--- START Source excerpt ---
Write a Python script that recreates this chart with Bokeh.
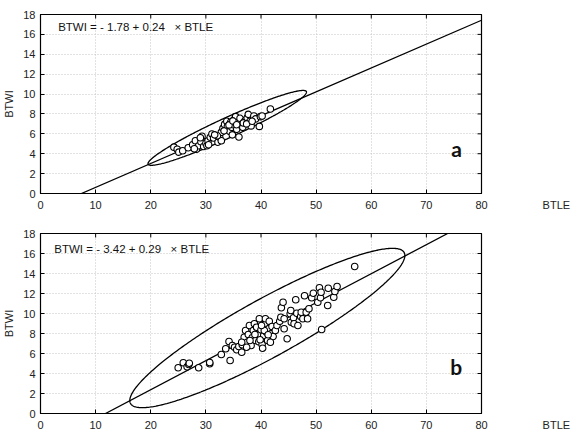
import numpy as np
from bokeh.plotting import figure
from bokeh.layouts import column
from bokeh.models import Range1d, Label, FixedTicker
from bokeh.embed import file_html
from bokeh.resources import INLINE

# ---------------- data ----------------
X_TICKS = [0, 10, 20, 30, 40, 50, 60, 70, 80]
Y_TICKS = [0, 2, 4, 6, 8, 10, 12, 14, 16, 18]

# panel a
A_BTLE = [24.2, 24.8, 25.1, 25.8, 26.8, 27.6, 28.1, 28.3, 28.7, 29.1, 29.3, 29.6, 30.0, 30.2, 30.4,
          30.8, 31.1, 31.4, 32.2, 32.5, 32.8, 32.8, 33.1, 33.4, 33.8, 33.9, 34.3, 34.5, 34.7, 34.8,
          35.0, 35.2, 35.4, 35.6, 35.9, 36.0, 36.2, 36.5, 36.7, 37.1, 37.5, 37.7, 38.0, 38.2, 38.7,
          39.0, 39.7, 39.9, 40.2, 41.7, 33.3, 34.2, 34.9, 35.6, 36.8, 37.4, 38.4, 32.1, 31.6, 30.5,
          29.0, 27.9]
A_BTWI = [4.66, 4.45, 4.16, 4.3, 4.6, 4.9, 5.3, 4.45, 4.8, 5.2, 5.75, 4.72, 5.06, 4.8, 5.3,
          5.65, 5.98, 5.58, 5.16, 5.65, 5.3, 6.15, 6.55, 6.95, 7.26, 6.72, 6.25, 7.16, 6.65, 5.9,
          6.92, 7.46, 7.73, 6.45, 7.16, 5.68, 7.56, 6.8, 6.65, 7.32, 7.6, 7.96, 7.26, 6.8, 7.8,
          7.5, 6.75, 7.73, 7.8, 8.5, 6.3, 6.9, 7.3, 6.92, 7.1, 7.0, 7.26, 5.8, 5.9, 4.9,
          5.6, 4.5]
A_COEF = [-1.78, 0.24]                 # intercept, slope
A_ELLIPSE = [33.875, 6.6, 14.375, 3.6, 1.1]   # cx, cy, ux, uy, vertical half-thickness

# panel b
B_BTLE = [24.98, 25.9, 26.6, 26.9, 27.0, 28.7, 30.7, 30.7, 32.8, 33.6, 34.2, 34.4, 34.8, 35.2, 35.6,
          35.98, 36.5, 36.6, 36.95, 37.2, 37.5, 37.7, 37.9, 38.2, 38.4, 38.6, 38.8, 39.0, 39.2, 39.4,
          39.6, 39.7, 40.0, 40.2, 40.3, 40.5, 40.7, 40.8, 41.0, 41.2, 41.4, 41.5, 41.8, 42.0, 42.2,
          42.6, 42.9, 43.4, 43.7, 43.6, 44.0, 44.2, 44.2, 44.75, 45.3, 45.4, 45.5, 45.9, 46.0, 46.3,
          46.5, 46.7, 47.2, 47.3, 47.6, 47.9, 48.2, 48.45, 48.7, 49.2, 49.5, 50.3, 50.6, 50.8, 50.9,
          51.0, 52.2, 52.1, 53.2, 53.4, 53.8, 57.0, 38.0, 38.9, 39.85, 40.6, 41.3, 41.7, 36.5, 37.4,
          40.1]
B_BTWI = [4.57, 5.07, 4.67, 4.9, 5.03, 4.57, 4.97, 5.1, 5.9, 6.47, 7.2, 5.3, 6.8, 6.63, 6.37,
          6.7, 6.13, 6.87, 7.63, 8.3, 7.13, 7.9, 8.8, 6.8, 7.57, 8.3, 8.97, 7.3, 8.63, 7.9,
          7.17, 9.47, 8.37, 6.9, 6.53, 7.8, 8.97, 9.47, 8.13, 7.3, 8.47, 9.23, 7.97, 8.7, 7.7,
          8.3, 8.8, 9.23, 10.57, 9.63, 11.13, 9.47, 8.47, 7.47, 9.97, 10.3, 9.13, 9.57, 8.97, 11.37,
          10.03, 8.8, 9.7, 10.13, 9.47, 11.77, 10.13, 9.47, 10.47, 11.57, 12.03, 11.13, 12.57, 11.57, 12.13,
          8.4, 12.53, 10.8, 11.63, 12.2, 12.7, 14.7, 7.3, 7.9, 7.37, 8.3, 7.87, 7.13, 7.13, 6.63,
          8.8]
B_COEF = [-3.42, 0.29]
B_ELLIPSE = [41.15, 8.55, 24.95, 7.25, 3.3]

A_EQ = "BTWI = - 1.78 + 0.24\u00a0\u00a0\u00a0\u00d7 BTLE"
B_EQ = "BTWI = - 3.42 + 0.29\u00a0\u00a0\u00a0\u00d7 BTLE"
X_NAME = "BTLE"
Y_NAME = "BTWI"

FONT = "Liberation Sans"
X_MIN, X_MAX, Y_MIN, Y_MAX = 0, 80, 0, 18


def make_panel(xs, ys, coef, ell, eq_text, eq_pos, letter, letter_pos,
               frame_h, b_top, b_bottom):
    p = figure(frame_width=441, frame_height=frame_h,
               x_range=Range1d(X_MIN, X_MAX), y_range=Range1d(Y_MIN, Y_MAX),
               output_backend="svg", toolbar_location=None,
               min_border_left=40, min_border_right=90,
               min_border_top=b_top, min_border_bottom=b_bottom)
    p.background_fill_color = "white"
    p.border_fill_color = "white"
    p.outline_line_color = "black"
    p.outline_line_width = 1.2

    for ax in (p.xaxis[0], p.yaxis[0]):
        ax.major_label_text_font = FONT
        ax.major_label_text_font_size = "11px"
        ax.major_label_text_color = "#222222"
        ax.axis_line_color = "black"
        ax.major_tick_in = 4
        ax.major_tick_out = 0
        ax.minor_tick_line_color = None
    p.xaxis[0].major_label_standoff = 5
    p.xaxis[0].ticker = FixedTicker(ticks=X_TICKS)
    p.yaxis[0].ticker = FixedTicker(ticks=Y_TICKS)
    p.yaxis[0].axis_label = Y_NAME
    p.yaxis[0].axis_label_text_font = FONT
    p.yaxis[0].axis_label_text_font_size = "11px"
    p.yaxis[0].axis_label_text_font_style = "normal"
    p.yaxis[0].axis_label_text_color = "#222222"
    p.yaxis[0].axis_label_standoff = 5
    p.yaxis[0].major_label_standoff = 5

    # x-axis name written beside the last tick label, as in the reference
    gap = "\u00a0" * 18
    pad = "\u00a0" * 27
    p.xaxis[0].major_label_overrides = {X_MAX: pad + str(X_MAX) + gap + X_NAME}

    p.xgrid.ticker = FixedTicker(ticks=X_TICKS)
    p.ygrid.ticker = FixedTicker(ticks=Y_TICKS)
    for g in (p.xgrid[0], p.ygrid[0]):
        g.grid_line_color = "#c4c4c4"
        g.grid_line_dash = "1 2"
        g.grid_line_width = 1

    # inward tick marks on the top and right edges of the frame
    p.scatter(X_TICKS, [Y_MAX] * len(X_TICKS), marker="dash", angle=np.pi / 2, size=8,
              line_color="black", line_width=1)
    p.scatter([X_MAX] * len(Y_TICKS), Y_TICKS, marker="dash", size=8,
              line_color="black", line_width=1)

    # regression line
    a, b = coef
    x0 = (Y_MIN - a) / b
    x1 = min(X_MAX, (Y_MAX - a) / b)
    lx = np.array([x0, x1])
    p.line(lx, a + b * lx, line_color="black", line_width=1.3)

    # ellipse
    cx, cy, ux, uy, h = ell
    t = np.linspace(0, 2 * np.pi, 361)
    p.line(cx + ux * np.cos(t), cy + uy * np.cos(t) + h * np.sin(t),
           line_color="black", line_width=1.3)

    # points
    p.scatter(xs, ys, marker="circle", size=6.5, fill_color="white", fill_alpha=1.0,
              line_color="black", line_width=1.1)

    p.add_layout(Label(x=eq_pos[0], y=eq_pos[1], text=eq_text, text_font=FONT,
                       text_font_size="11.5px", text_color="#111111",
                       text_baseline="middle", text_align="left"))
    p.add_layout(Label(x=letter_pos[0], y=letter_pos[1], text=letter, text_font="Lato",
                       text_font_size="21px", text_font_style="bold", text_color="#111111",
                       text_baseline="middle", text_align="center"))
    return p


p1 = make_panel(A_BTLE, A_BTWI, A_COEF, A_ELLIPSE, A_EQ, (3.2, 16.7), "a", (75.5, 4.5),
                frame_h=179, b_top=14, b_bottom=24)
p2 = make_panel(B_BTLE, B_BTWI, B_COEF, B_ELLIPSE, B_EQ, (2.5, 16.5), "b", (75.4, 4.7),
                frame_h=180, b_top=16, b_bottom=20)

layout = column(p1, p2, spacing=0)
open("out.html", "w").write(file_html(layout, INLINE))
--- END Source excerpt ---
* Problem *
Give again, word for word, every line from the top of the data through the line with "A_ELLIPSE = [33.875, 6.6, 14.375, 3.6, 1.1]", both ends included, and exclude the pictures.

* Reply *
Write a Python script that recreates this chart with Bokeh.
import numpy as np
from bokeh.plotting import figure
from bokeh.layouts import column
from bokeh.models import Range1d, Label, FixedTicker
from bokeh.embed import file_html
from bokeh.resources import INLINE

# ---------------- data ----------------
X_TICKS = [0, 10, 20, 30, 40, 50, 60, 70, 80]
Y_TICKS = [0, 2, 4, 6, 8, 10, 12, 14, 16, 18]

# panel a
A_BTLE = [24.2, 24.8, 25.1, 25.8, 26.8, 27.6, 28.1, 28.3, 28.7, 29.1, 29.3, 29.6, 30.0, 30.2, 30.4,
          30.8, 31.1, 31.4, 32.2, 32.5, 32.8, 32.8, 33.1, 33.4, 33.8, 33.9, 34.3, 34.5, 34.7, 34.8,
          35.0, 35.2, 35.4, 35.6, 35.9, 36.0, 36.2, 36.5, 36.7, 37.1, 37.5, 37.7, 38.0, 38.2, 38.7,
          39.0, 39.7, 39.9, 40.2, 41.7, 33.3, 34.2, 34.9, 35.6, 36.8, 37.4, 38.4, 32.1, 31.6, 30.5,
          29.0, 27.9]
A_BTWI = [4.66, 4.45, 4.16, 4.3, 4.6, 4.9, 5.3, 4.45, 4.8, 5.2, 5.75, 4.72, 5.06, 4.8, 5.3,
          5.65, 5.98, 5.58, 5.16, 5.65, 5.3, 6.15, 6.55, 6.95, 7.26, 6.72, 6.25, 7.16, 6.65, 5.9,
          6.92, 7.46, 7.73, 6.45, 7.16, 5.68, 7.56, 6.8, 6.65, 7.32, 7.6, 7.96, 7.26, 6.8, 7.8,
          7.5, 6.75, 7.73, 7.8, 8.5, 6.3, 6.9, 7.3, 6.92, 7.1, 7.0, 7.26, 5.8, 5.9, 4.9,
          5.6, 4.5]
A_COEF = [-1.78, 0.24]                 # intercept, slope
A_ELLIPSE = [33.875, 6.6, 14.375, 3.6, 1.1]   # cx, cy, ux, uy, vertical half-thickness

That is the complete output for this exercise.